До "Метрополя"* было уже недалеко. Как так случилось, что в семье уважаемого советского дипломата вырос сын с бунтарскими наклонностями, а потом и еще один — мой младший брат? Ответ прост: отец никогда не запрещал нам думать. В разных странах мира люди часто задают мне вопрос: как же я мог погубить карьеру отца, который из-за моего участия в "Метрополе" был отозван с поста советского посла в Вене? Был ли он в ярости?

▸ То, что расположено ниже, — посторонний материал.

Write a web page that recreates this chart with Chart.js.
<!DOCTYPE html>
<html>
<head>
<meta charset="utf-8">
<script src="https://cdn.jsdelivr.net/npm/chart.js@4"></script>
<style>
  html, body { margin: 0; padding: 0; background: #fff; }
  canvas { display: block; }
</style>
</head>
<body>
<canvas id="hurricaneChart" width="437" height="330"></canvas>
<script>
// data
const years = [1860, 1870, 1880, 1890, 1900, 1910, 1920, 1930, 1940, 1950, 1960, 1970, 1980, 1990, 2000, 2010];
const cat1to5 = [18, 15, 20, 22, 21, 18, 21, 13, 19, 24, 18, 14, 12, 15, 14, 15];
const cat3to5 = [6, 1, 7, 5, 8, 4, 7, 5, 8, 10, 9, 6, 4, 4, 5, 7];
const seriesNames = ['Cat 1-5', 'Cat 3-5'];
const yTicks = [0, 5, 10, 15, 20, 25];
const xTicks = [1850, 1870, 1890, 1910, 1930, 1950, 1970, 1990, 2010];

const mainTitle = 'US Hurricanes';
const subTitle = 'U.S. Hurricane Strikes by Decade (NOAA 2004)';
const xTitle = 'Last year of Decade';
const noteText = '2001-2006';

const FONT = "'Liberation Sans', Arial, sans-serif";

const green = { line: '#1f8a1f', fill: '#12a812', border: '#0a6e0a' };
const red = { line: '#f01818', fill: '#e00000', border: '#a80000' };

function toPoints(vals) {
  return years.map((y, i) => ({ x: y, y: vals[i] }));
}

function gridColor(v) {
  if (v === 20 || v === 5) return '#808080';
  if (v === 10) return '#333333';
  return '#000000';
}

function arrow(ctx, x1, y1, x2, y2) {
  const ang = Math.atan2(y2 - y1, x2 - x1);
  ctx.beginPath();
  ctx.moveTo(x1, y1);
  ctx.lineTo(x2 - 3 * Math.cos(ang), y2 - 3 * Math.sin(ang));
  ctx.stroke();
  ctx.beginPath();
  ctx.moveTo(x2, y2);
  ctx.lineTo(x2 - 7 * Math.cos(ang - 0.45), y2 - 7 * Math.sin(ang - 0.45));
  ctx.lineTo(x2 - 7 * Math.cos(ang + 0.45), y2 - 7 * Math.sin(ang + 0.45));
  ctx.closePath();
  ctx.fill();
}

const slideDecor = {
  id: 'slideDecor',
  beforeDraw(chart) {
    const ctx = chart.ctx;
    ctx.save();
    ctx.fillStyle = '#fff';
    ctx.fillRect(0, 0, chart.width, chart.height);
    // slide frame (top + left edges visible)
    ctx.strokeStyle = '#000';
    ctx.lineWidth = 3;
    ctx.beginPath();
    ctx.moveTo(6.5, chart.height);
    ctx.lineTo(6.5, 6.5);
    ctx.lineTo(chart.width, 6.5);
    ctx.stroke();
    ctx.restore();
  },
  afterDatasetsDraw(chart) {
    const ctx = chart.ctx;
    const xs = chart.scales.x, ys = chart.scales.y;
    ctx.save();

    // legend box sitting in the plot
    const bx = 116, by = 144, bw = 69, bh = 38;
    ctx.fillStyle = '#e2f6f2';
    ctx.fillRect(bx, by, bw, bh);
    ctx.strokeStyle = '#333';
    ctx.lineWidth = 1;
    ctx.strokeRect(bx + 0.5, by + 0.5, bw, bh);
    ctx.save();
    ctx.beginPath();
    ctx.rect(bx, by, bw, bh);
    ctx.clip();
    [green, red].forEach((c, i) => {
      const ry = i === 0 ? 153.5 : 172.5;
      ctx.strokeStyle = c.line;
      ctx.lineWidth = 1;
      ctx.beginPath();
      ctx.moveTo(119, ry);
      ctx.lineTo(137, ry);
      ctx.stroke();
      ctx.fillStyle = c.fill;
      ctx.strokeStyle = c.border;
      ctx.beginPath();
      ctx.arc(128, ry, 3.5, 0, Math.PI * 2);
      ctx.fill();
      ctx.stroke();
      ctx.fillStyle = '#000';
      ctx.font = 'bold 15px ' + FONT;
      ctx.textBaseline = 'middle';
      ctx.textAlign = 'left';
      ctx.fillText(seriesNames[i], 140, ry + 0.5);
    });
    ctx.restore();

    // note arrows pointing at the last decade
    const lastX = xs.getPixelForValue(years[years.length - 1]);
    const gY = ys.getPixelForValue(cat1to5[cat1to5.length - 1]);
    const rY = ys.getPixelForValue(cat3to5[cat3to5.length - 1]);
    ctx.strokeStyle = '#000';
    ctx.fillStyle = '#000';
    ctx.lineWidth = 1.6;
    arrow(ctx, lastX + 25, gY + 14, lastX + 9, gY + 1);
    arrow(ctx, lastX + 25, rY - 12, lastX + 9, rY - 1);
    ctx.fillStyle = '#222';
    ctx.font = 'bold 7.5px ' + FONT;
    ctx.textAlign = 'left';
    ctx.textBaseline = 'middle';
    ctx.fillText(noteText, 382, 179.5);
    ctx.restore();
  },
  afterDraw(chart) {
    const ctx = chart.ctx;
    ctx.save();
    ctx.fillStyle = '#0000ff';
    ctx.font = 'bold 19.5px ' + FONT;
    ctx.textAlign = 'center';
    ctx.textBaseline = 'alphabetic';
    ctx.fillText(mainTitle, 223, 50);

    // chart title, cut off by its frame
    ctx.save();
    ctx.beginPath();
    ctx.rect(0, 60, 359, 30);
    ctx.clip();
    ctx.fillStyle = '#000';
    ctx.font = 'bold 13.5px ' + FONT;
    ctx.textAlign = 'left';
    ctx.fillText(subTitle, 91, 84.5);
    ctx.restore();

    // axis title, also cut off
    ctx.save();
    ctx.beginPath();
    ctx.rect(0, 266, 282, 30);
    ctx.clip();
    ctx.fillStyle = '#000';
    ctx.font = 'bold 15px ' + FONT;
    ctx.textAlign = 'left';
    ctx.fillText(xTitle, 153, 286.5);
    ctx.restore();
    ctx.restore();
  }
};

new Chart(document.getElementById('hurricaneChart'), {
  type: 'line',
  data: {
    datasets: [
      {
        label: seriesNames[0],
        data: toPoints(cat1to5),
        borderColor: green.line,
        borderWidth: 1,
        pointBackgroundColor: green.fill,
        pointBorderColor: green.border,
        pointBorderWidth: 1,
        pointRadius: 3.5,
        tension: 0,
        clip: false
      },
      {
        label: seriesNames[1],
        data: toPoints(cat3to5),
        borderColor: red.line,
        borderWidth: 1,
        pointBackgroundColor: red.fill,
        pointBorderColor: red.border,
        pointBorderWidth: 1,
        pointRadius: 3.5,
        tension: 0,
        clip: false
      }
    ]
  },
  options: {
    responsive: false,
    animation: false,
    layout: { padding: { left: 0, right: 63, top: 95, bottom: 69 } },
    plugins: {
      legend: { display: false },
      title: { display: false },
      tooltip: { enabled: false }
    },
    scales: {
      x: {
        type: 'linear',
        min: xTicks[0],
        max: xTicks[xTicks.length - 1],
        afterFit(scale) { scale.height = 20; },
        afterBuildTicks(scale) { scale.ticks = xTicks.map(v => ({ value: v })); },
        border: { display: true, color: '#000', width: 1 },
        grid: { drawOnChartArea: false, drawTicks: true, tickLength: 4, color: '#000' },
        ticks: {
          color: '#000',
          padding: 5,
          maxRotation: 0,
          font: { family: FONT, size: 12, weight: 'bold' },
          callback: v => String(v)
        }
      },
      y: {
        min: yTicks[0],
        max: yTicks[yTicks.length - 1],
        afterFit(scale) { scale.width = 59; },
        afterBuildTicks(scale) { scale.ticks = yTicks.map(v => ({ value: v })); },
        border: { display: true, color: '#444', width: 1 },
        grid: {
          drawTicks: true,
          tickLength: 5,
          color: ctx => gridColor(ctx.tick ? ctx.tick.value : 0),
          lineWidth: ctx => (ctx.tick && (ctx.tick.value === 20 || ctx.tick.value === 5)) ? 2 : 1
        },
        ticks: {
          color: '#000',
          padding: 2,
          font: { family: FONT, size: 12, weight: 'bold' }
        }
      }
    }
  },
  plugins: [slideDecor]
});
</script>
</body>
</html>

Некоторые не верят, когда я отвечаю, что отец ни разу не упрекнул меня. Недавно в интервью франко-немецкому телевизионному каналу АРТЕ он сказал с задумчивой улыбкой, что Виктор просто опередил свое время. Это опережение стоило нашей семье восьми черных лет. Но когда начались горбачевские реформы, мой отец, в отличие от многих его коллег, понял смысл и значение перемен. И вошел в новое время. Он всегда ценил людей с широкими взглядами. Жаль, что таких у нас немного. А уже совсем недавно, когда мой брат Андрей стал объектом судебного преследования за выставку "Запретное искусство", отец отказался признать логику преследования, его неприятно удивила роль Церкви в этом процессе. Сидя на даче в своем кабинете, он взялся писать письмо президенту Медведеву в защиту сына. Я отговорил его от затеи. Зато он написал книгу воспоминаний "Дипломат" — яркий документ истории ХХ века. По вторникам отец вместе с мамой смотрит по телеканалу "Культура" "Апокриф", ему важно, что я стараюсь говорить о потерянных в России человеческих ценностях. Он верит, что они общечеловечны. Да и какой настоящий дипломат не мечтает об альянсе цивилизаций?

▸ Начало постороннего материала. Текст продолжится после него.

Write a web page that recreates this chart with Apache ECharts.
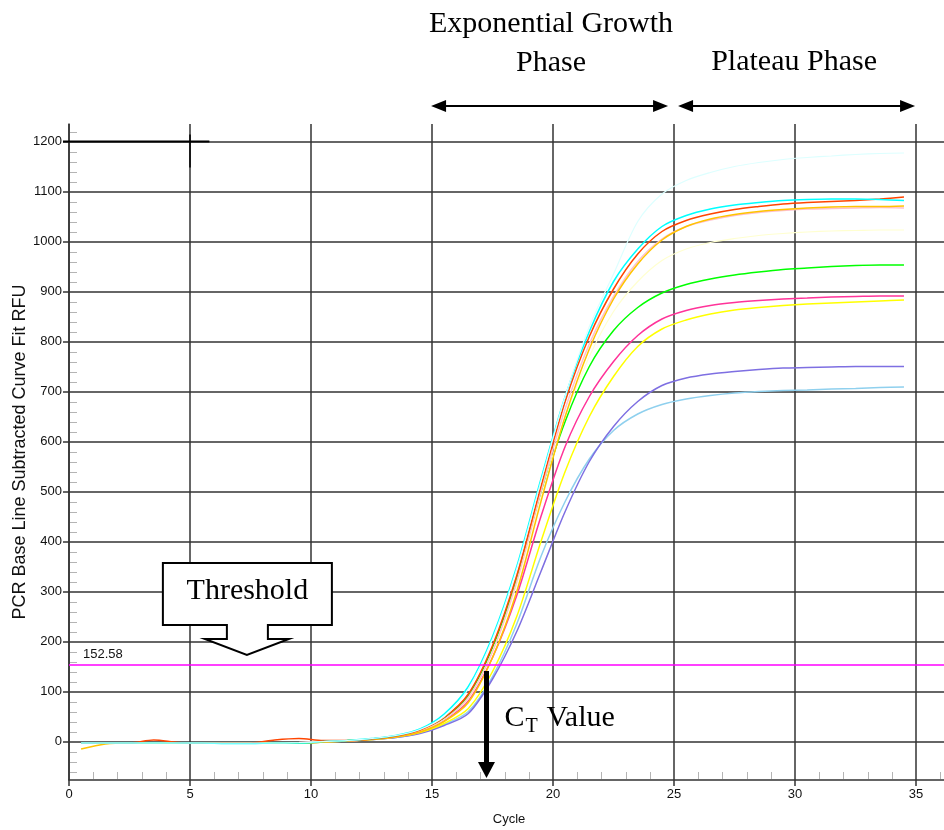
<!DOCTYPE html>
<html><head><meta charset="utf-8">
<script src="https://cdn.jsdelivr.net/npm/echarts@6/dist/echarts.min.js"></script>
<style>html,body{margin:0;padding:0;background:#fff}#c{width:944px;height:830px}</style>
</head><body><div id="c"></div>
<script>
// ---- data ----
const cycles = [0.5,1.5,2.5,3.5,4.5,5.5,6.5,7.5,8.5,9.5,10.5,11.5,12.5,13.5,14.5,15.5,16.5,17.5,18.5,19.5,20.5,21.5,22.5,23.5,24.5,25.5,26.5,27.5,28.5,29.5,30.5,31.5,32.5,33.5,34.5];
const xTickLabels = [0,5,10,15,20,25,30,35];
const yTickLabels = [0,100,200,300,400,500,600,700,800,900,1000,1100,1200];
const thresholdValue = 152.58;
const ctCycle = 17.25;

const skyblue     = [-3,-3,-3,-3,-3,-3,-3,-3,-3,-3,-1,1, 4,8,17,34,60,130,235,370,480,565,622,655,674,685,692,697,700,702,703,705,706,708,709];
const purple      = [-3,-3,-3,-3,-3,-3,-3,-3,-3,-3,-1,1, 4,8,16,32,56,125,220,340,460,560,630,680,712,727,735,740,744,747,748,749,750,750,750];
const yellow      = [-3,-3,-3,-3,-3,-3,-3,-3,-3,-3,-1,1, 4,9,18,36,66,140,250,400,540,650,730,790,825,843,855,863,868,872,875,877,879,881,883];
const deeppink    = [-3,-3,-3,-3,-3,-3,-3,-3,-3,-3,0,1, 5,10,20,42,82,168,292,450,590,690,760,812,845,862,872,878,882,885,887,889,890,891,891];
const green       = [-3,-3,-3,-3,-3,-3,-3,-3,-3,-3,0,2, 5,11,22,46,92,188,325,495,640,750,822,868,897,914,925,933,939,944,947,950,952,953,953];
const lightyellow = [-3,-3,-3,-3,-3,-3,-3,-3,-3,-3,0,1, 5,10,21,44,85,180,315,490,650,770,860,920,962,985,998,1006,1012,1016,1019,1021,1022,1023,1023];
const pink        = [-3,-3,-3,-3,-3,-3,-3,-3,-3,-2,0,1, 5,10,21,44,88,180,320,500,665,795,890,960,1005,1030,1043,1052,1058,1062,1065,1066,1067,1068,1067];
const gold        = [-15,-5,-3,-3,-3,-3,-3,-3,-3,-3,-1,1, 4,9,19,40,78,168,300,480,650,785,885,955,1003,1030,1045,1054,1060,1064,1067,1069,1070,1070,1071];
const orangered   = [-3,-3,-3,3,-2,-3,-3,-3,3,6,2,2, 5,11,23,48,95,192,332,510,680,810,905,975,1020,1042,1055,1064,1070,1075,1078,1080,1082,1085,1089];
const cyan        = [-3,-3,-3,-3,-3,-3,-4,-4,-3,-3,0,2, 6,12,25,55,110,210,350,525,690,820,920,985,1030,1052,1065,1073,1078,1082,1084,1085,1085,1084,1082];
const lightcyan   = [-3,-3,-3,-3,-3,-3,-3,-3,-3,-2,0,2, 6,12,24,50,105,205,345,520,690,830,935,1040,1095,1122,1138,1150,1158,1164,1168,1171,1174,1176,1177];

const seriesNames  = ['skyblue','purple','yellow','deeppink','green','lightyellow','pink','gold','orangered','cyan','lightcyan'];
const seriesValues = [skyblue,purple,yellow,deeppink,green,lightyellow,pink,gold,orangered,cyan,lightcyan];
const seriesColors = ['#8FD0EE','#7E6FE2','#FFFF00','#FF3399','#00FF00','#FFFFD0','#FFC0CB','#FFC400','#FF4500','#00FFFF','#DDFFFF'];

// ---- chart ----
const SANS = 'Liberation Sans, Arial, sans-serif';
const SERIF = 'Liberation Serif, Times New Roman, serif';
const GRID = '#333';

const xMinor = [];
for (let i = 1; i <= 36; i++) if (i % 5) xMinor.push(i);
const yMinor = [];
for (let v = -60; v <= 1220; v += 20) if (v % 100) yMinor.push(v);

const chart = echarts.init(document.getElementById('c'), null, {renderer: 'canvas'});

const series = seriesNames.map((n, k) => ({
  name: n,
  type: 'line',
  data: cycles.map((c, i) => [c, seriesValues[k][i]]),
  showSymbol: false,
  smooth: 0.3,
  lineStyle: {color: seriesColors[k], width: (n === 'lightcyan' || n === 'lightyellow') ? 1.2 : 1.5},
  itemStyle: {color: seriesColors[k]},
  z: 3
}));
series.push({
  name: 'threshold', type: 'line', data: [], z: 4,
  markLine: {
    silent: true, symbol: 'none', animation: false,
    label: {show: false},
    lineStyle: {color: '#FF00FF', width: 1.5, type: 'solid'},
    data: [{yAxis: thresholdValue}]
  }
});

const option = {
  animation: false,
  backgroundColor: '#fff',
  grid: {left: 69, top: 124, width: 880, height: 656, containLabel: false, outerBoundsMode: 'none'},
  xAxis: {
    type: 'value', min: 0, max: 36.36, interval: 5, position: 'bottom',
    name: 'Cycle', nameLocation: 'middle', nameGap: 33, nameMoveOverlap: false,
    nameTextStyle: {fontFamily: SANS, fontSize: 13, color: '#111'},
    axisLine: {show: true, onZero: false, lineStyle: {color: GRID, width: 1.5}},
    axisTick: {show: true, inside: false, length: 6, lineStyle: {color: GRID, width: 1.5}, customValues: xTickLabels},
    axisLabel: {fontFamily: SANS, fontSize: 13, color: '#111', margin: 8, customValues: xTickLabels, formatter: v => String(v)},
    splitLine: {show: true, lineStyle: {color: GRID, width: 1.5}}
  },
  yAxis: {
    type: 'value', min: -77, max: 1235, interval: 100, position: 'left',
    name: 'PCR Base Line Subtracted Curve Fit RFU', nameLocation: 'middle', nameGap: 40, nameMoveOverlap: false,
    nameTextStyle: {fontFamily: SANS, fontSize: 18, color: '#111'},
    axisLine: {show: true, onZero: false, lineStyle: {color: GRID, width: 1.5}},
    axisTick: {show: true, inside: false, length: 6, lineStyle: {color: GRID, width: 1.5}, customValues: yTickLabels},
    axisLabel: {fontFamily: SANS, fontSize: 13, color: '#111', margin: 7, customValues: yTickLabels, formatter: v => String(v)},
    splitLine: {show: true, lineStyle: {color: GRID, width: 1.5}}
  },
  series: series
};
chart.setOption(option);

// ---- annotations anchored to data coordinates ----
const px = (x, y) => chart.convertToPixel({xAxisIndex: 0, yAxisIndex: 0}, [x, y]);
const g = [];

// minor ticks (inside)
const axisX = px(0, 0)[0], axisY = px(0, -77)[1];
yMinor.forEach(v => {
  const y = Math.round(px(0, v)[1]) + 0.5;
  g.push({type: 'line', z: 2, silent: true, shape: {x1: axisX + 1, y1: y, x2: axisX + 8, y2: y}, style: {stroke: '#b4b4b4', lineWidth: 1}});
});
xMinor.forEach(c => {
  const x = Math.round(px(c, 0)[0]) + 0.5;
  g.push({type: 'line', z: 2, silent: true, shape: {x1: x, y1: axisY - 1, x2: x, y2: axisY - 8}, style: {stroke: '#b4b4b4', lineWidth: 1}});
});

const p15 = px(15, 0)[0], p25 = px(25, 0)[0], p35 = px(35, 0)[0];
const arrowY = 106;
function dblArrow(x1, x2, y) {
  const h = 15, w = 6;
  return [
    {type: 'line', shape: {x1: x1 + h - 2, y1: y, x2: x2 - h + 2, y2: y}, style: {stroke: '#000', lineWidth: 2}},
    {type: 'polygon', shape: {points: [[x1, y], [x1 + h, y - w], [x1 + h, y + w]]}, style: {fill: '#000'}},
    {type: 'polygon', shape: {points: [[x2, y], [x2 - h, y - w], [x2 - h, y + w]]}, style: {fill: '#000'}}
  ];
}
g.push(...dblArrow(p15 - 1, p25 - 6, arrowY));
g.push(...dblArrow(p25 + 4, p35 - 1, arrowY));
const expC = (p15 + p25) / 2 - 2;
g.push({type: 'text', style: {text: 'Exponential Growth', x: expC, y: 24, align: 'center', verticalAlign: 'middle', font: '30px ' + SERIF, fill: '#000'}});
g.push({type: 'text', style: {text: 'Phase', x: expC, y: 63, align: 'center', verticalAlign: 'middle', font: '30px ' + SERIF, fill: '#000'}});
g.push({type: 'text', style: {text: 'Plateau Phase', x: (p25 + p35) / 2 - 1, y: 62, align: 'center', verticalAlign: 'middle', font: '30px ' + SERIF, fill: '#000'}});

// Threshold callout
const tip = px(7.35, 173);
const tx = tip[0], ty = tip[1];
const L = tx - 84, R = tx + 85, T = ty - 92, B = ty - 30;
g.push({type: 'polygon', shape: {points: [[L, T], [R, T], [R, B], [tx + 21, B], [tx + 21, ty - 16], [tx + 42, ty - 16], [tx, ty], [tx - 42, ty - 16], [tx - 20, ty - 16], [tx - 20, B], [L, B]]},
  style: {fill: '#fff', stroke: '#000', lineWidth: 2}, z: 10});
g.push({type: 'text', z: 11, style: {text: 'Threshold', x: (L + R) / 2, y: (T + B) / 2 - 3, align: 'center', verticalAlign: 'middle', font: '30px ' + SERIF, fill: '#000'}});

// threshold value label
const thr = px(0, thresholdValue);
g.push({type: 'text', z: 11, style: {text: String(thresholdValue), x: thr[0] + 14, y: thr[1] - 11, align: 'left', verticalAlign: 'middle', font: '13px ' + SANS, fill: '#111'}});

// CT arrow
const ctTop = px(ctCycle, 141), ctBot = px(ctCycle, -73);
const cx = ctTop[0];
g.push({type: 'rect', z: 11, shape: {x: cx - 2.5, y: ctTop[1], width: 5, height: ctBot[1] - ctTop[1] - 15}, style: {fill: '#000'}});
g.push({type: 'polygon', z: 11, shape: {points: [[cx - 8.5, ctBot[1] - 16], [cx + 8.5, ctBot[1] - 16], [cx, ctBot[1]]]}, style: {fill: '#000'}});
g.push({type: 'text', z: 11, style: {text: 'C', x: cx + 18, y: 718, align: 'left', verticalAlign: 'middle', font: '30px ' + SERIF, fill: '#000'}});
g.push({type: 'text', z: 11, style: {text: 'T', x: cx + 39, y: 727, align: 'left', verticalAlign: 'middle', font: '20px ' + SERIF, fill: '#000'}});
g.push({type: 'text', z: 11, style: {text: 'Value', x: cx + 60, y: 718, align: 'left', verticalAlign: 'middle', font: '30px ' + SERIF, fill: '#000'}});

// cursor marks at top-left
const c1 = px(0, 1200), c2 = px(5.8, 1200), c3 = px(5, 1214), c4 = px(5, 1148);
g.push({type: 'line', z: 5, shape: {x1: c1[0] - 6, y1: c1[1], x2: c2[0], y2: c2[1]}, style: {stroke: '#000', lineWidth: 2}});
g.push({type: 'line', z: 5, shape: {x1: c3[0], y1: c3[1], x2: c4[0], y2: c4[1]}, style: {stroke: '#000', lineWidth: 1.5}});

chart.setOption({graphic: g});
</script>
</body></html>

Но выше всех ценностей — их альянс с мамой. Вот они сидят в высоких желтых креслах в гостиной на Тверской: старенькие, красивые, любимые. И спрашивают нас с братом: как Майечка? Как Кирочка? Как Нестор с Демьяном? Внуки и внучки, и еще правнучка — Катенька. А потом: что Путин? Что Медведев? Но это уже так, во вторую очередь.
* Неподцензурный альманах, выпущенный в 1979 году самиздатовским способом при активном участии Виктора Ерофеева. Тексты известных литераторов — Василия Аксенова, Андрея Вознесенского, Беллы Ахмадулиной, Фазиля Искандера — соседствовали в нем с произведениями авторов, не допущенных к официальной печати. Один из экземпляров альманаха был нелегально вывезен в США и опубликован издательством Ardis Publishing, что стало причиной политического скандала.